“An apple a day won’t actually keep the doctor away… But it could land you a few more appointments with the nurse.”

What started off as a personal blog about some of the struggles I’ve faced and overcome when battling with anorexia from 2015, has turned into my own personal space to voice anything I consider particular noteworthy to publish. The frequency of my posts in the last couple of years speaks for itself. I no longer consider myself to be in that place and my posts will I hope now reflect that. Expect life, work and relationship rants, sandwiched together with a lot of talk about running. Some thing just don’t change.

If you end up finding yourself years deep into my blog, searching for a way to recover from an eating disorder, then I apologise now, because you won’t find it here.

I don’t claim to make this website about recovery because straight to the point, I don’t think there is one such way to recover for anyone. My blog for me, was 100% what triggered the start of the recovery process, as I began voicing what had been happening to me and recording all the small, medium and large hurdles along the way. I am forever thankful to my doctor for suggesting this to me. It changed my life.

So, some background…

Having optionally chosen to be brought up in an athletics world, which I was introduced to and exceeded at to a modest level from a young age; combined with the ever growing pressure for everyone to look, eat and exercise a certain way; and the anorexia my family had to devastatingly see my sister endure for some years, I was almost destined for such concerning relationships with food and exercise.

Back in 2014 and mid-way through my first year of university, I began to take a downward turn towards obsessive behaviour with my weight and body image. I’d never conceded much to the pressure of looking a certain way while being in the athletic world, regardless to having received many indirect comments about the benefits it could have brought to my performance.

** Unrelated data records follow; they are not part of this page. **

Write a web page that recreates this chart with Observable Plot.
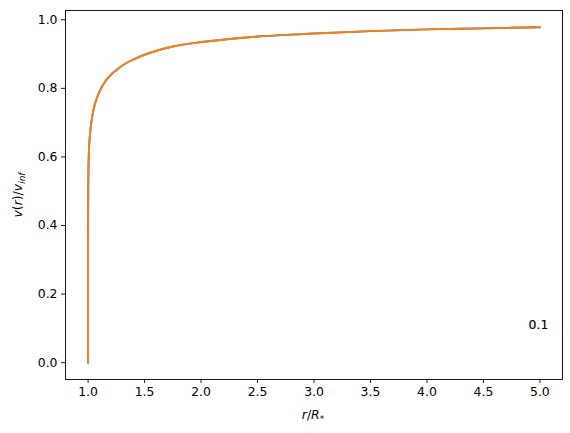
<!DOCTYPE html>
<html>
<head>
<meta charset="utf-8">
<script src="https://cdn.jsdelivr.net/npm/d3@7"></script>
<script src="https://cdn.jsdelivr.net/npm/@observablehq/plot@0.6"></script>
<style>
  html, body { margin: 0; padding: 0; background: #fff; }
  svg { display: block; }
</style>
</head>
<body>
<div id="chart"></div>
<script>
// radius r/R* and velocity v(r)/v_inf
const radius = [1.0, 1.00001, 1.0001, 1.001, 1.005, 1.01, 1.02, 1.03, 1.05, 1.075, 1.1, 1.15, 1.2, 1.25, 1.3, 1.4, 1.5, 1.6, 1.75, 2.0, 2.25, 2.5, 2.75, 3.0, 3.5, 4.0, 4.5, 5.0];
const velocityA = [0.0, 0.32, 0.40, 0.50, 0.59, 0.634, 0.676, 0.704, 0.741, 0.769, 0.790, 0.819, 0.839, 0.853, 0.866, 0.884, 0.898, 0.909, 0.922, 0.935, 0.944, 0.951, 0.956, 0.960, 0.967, 0.972, 0.975, 0.978];
const velocityB = velocityA.slice();
const xTicks = [1.0, 1.5, 2.0, 2.5, 3.0, 3.5, 4.0, 4.5, 5.0];
const yTicks = [0.0, 0.2, 0.4, 0.6, 0.8, 1.0];
const annotation = [{x: 4.9, y: 0.1, text: "0.1"}];

const seriesA = radius.map((r, i) => ({r, v: velocityA[i]}));
const seriesB = radius.map((r, i) => ({r, v: velocityB[i]}));

const font = "DejaVu Sans, sans-serif";
const plot = Plot.plot({
  width: 570,
  height: 433,
  marginLeft: 65,
  marginRight: 8,
  marginTop: 10,
  marginBottom: 54,
  style: {fontFamily: font, fontSize: "12.4px", color: "#000", background: "#fff"},
  x: {domain: [0.8, 5.2], label: null},
  y: {domain: [-0.049, 1.027], label: null},
  marks: [
    Plot.axisX({ticks: xTicks, tickFormat: d3.format(".1f"), tickSize: 4, tickPadding: 4, fontSize: 12.4, stroke: "#000", strokeWidth: 0.9, color: "#000"}),
    Plot.axisY({ticks: yTicks, tickFormat: d3.format(".1f"), tickSize: 4, tickPadding: 4, fontSize: 12.4, stroke: "#000", strokeWidth: 0.9, color: "#000"}),
    Plot.line(seriesA, {x: "r", y: "v", stroke: "#1f77b4", strokeWidth: 1.9, curve: "monotone-x"}),
    Plot.line(seriesB, {x: "r", y: "v", stroke: "#ff7f0e", strokeWidth: 1.9, curve: "monotone-x"}),
    Plot.text(annotation, {x: "x", y: "y", text: "text", textAnchor: "start", lineAnchor: "bottom", dy: 1, fontSize: 12.4, fill: "#000", stroke: "#000", strokeWidth: 0.15}),
    Plot.frame({stroke: "#000", strokeWidth: 0.9})
  ]
});
document.getElementById("chart").appendChild(plot);

// axis titles with mathtext-like styling
const svg = d3.select(plot);
const xl = svg.append("text")
  .attr("x", 313).attr("y", 419)
  .attr("text-anchor", "middle")
  .style("font-family", font).style("font-size", "12.4px").attr("fill", "#000");
xl.append("tspan").style("font-style", "italic").text("r");
xl.append("tspan").text("/");
xl.append("tspan").style("font-style", "italic").text("R");
xl.append("tspan").attr("dy", 3).style("font-size", "9px").text("*");

const yl = svg.append("text")
  .attr("transform", "translate(22,195) rotate(-90)")
  .attr("text-anchor", "middle")
  .style("font-family", font).style("font-size", "12.4px").attr("fill", "#000");
yl.append("tspan").style("font-style", "italic").text("v");
yl.append("tspan").text("(");
yl.append("tspan").style("font-style", "italic").text("r");
yl.append("tspan").text(")/");
yl.append("tspan").style("font-style", "italic").text("v");
yl.append("tspan").attr("dy", 3).style("font-size", "9px").style("font-style", "italic").text("inf");
</script>
</body>
</html>
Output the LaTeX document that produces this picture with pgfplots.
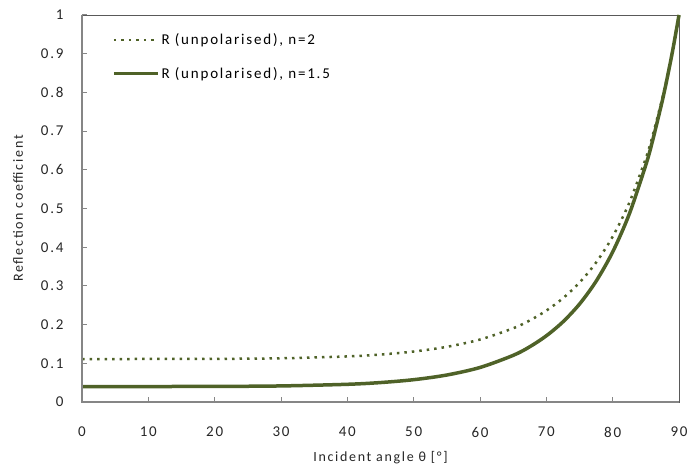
\documentclass[border=0pt]{standalone}
\usepackage{fontspec}
\setmainfont{Carlito}[LetterSpace=12]
\usepackage{pgfplots}
\pgfplotsset{compat=1.18}
\definecolor{olive}{HTML}{4F6228}
\definecolor{axgray}{HTML}{868686}
\definecolor{boxgray}{HTML}{595959}
\begin{document}
\begin{tikzpicture}
\begin{axis}[
  scale only axis,
  width=597pt, height=387pt,
  xmin=0, xmax=90, ymin=0, ymax=1,
  xtick={0,10,...,90},
  ytick={0,0.1,...,1},
  tick align=inside,
  xtick pos=bottom, ytick pos=left,
  major tick length=5pt,
  tick style={axgray, line width=1pt},
  axis line style={boxgray, line width=0.8pt},
  /pgf/number format/assume math mode=true,
  yticklabel={\pgfmathprintnumber[fixed,precision=1]{\tick}},
  ticklabel style={font=\fontsize{15}{17}\selectfont, color=black!85},
  xticklabel style={anchor=center, yshift=-30pt},
  yticklabel style={anchor=east, xshift=-15pt},
  xlabel={Incident angle θ [°]},
  ylabel={Reflection coefficient},
  label style={font=\fontsize{14}{16}\selectfont, color=black!85},
  xlabel style={at={([yshift=-56pt]rel axis cs:0.5,0)}, anchor=center},
  ylabel style={at={([xshift=-64pt]rel axis cs:0,0.5)}, anchor=center},
  legend cell align=left,
  legend style={draw=none, fill=none, at={(0.045,0.962)}, anchor=north west,
    font=\fontsize{15}{17}\selectfont, row sep=17pt},
  legend image code/.code={\draw[#1] (0pt,0pt) -- (44pt,0pt);},
  clip=false,
]
\addplot[olive, line width=2.5pt, dash pattern=on 2.5pt off 5pt, smooth] coordinates {
(0,0.11111) (10,0.11114) (20,0.11145) (30,0.11295) (40,0.11775) (45,0.12265)
(50,0.13042) (55,0.14256) (60,0.16138) (65,0.19054) (67.5,0.21078) (70,0.23615)
(72.5,0.26811) (75,0.30865) (77.5,0.36046) (80,0.42730) (82.5,0.51457)
(85,0.63013) (86,0.68678) (87.5,0.78585) (88,0.82326) (89,0.90578) (90,1)};
\addlegendentry{R (unpolarised), n=2}
\addplot[olive, line width=3.5pt, smooth] coordinates {
(0,0.04) (10,0.04002) (20,0.04027) (30,0.04152) (40,0.04574) (45,0.05024)
(50,0.05766) (55,0.06973) (60,0.08919) (65,0.12051) (67.5,0.14276) (70,0.17104)
(72.5,0.20706) (75,0.25306) (77.5,0.31197) (80,0.38770) (82.5,0.48556)
(85,0.61279) (86,0.67406) (87.5,0.77949) (88,0.81874) (89,0.90418) (90,1)};
\addlegendentry{R (unpolarised), n=1.5}
\draw[axgray, line width=2pt] (rel axis cs:0,1) -- (rel axis cs:0,0) -- (rel axis cs:1,0);
\end{axis}
\pgfresetboundingbox
\useasboundingbox ([xshift=-82pt,yshift=-69pt]current axis.south west) rectangle ([xshift=10pt,yshift=15pt]current axis.north east);
\end{tikzpicture}
\end{document}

It would probably be borderline impossible for me to distinguish exactly what my trigger was and when that trigger was, or started to be, established, but the three years from 2015 – 2017 saw what was undoubtedly the most challenging years of my life.

I’d always hated my appearance and would constantly pick apart areas of my body that wasn’t good enough and desperately needed attention. While many people would feel similarly, I saw any part of fat on my body as negative yet equally complained when muscle would show, but unfortunately my hate brought me face on with a doctor, as I sat in front of her as an anorexic outpatient in a hospital.

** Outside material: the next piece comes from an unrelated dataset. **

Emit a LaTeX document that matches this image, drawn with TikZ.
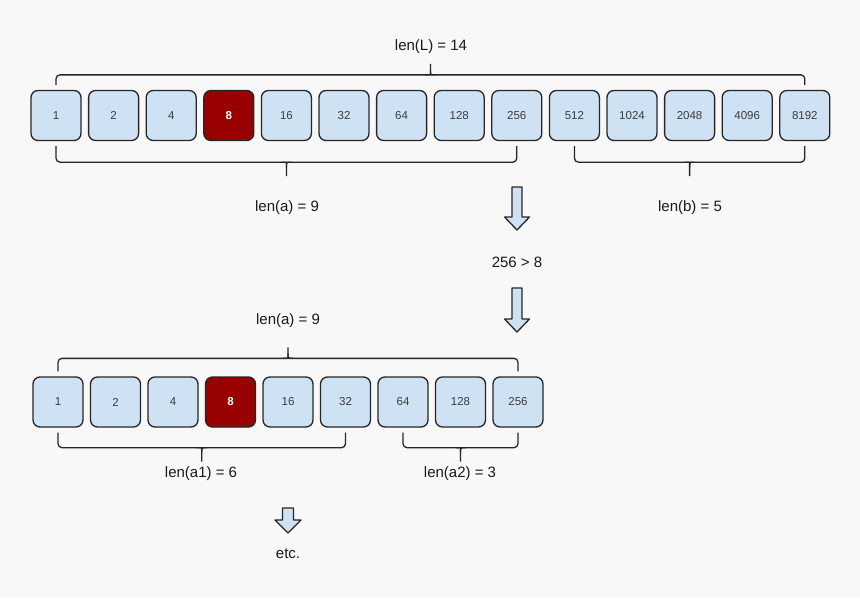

I believed, for many years, that I wouldn’t be taken seriously until I reached a certain number on the scales. Even now, I still believe I had somewhat failed at anorexia because other sufferers had their lowest weight reach a kg that if my body reached, it would no doubt have failed and killed me.

I’ve no doubt come a very long way in the years that followed and I have stayed true to my blog and its tagline, having since stamped my recovery by means of a small apple tattoo located on my inner arm. A symbol that resonates with everything I’ve been through and marks the period of time that I felt out of the other end. The apple for me, not only reflects on my absolute love for the things, but because at one point in my life, I really was just following the familiar phrase, eating just one apple a day at the disorder’s worst.

I’ve succeeded in being a better runner that I never thought I’d be after gaining weight and have since raised over £1000 to the charity that saw me through all of this, Beat. I have built up relationships with so many different types of food again and found a balance between depriving and gorging. I’ve fought off toxic friendships and relationships that triggered negative thoughts and found even better ones along the way.

In essence, I am a better, stronger, happier version of the person I ever thought I’d be and this part of my life seems somewhat surreal.

Though I don’t think an eating disorder ever quite leaves you, knowing how to silence the voice when it starts getting loud, is what I have learned through all this.

Now, get on out and enjoy the posts.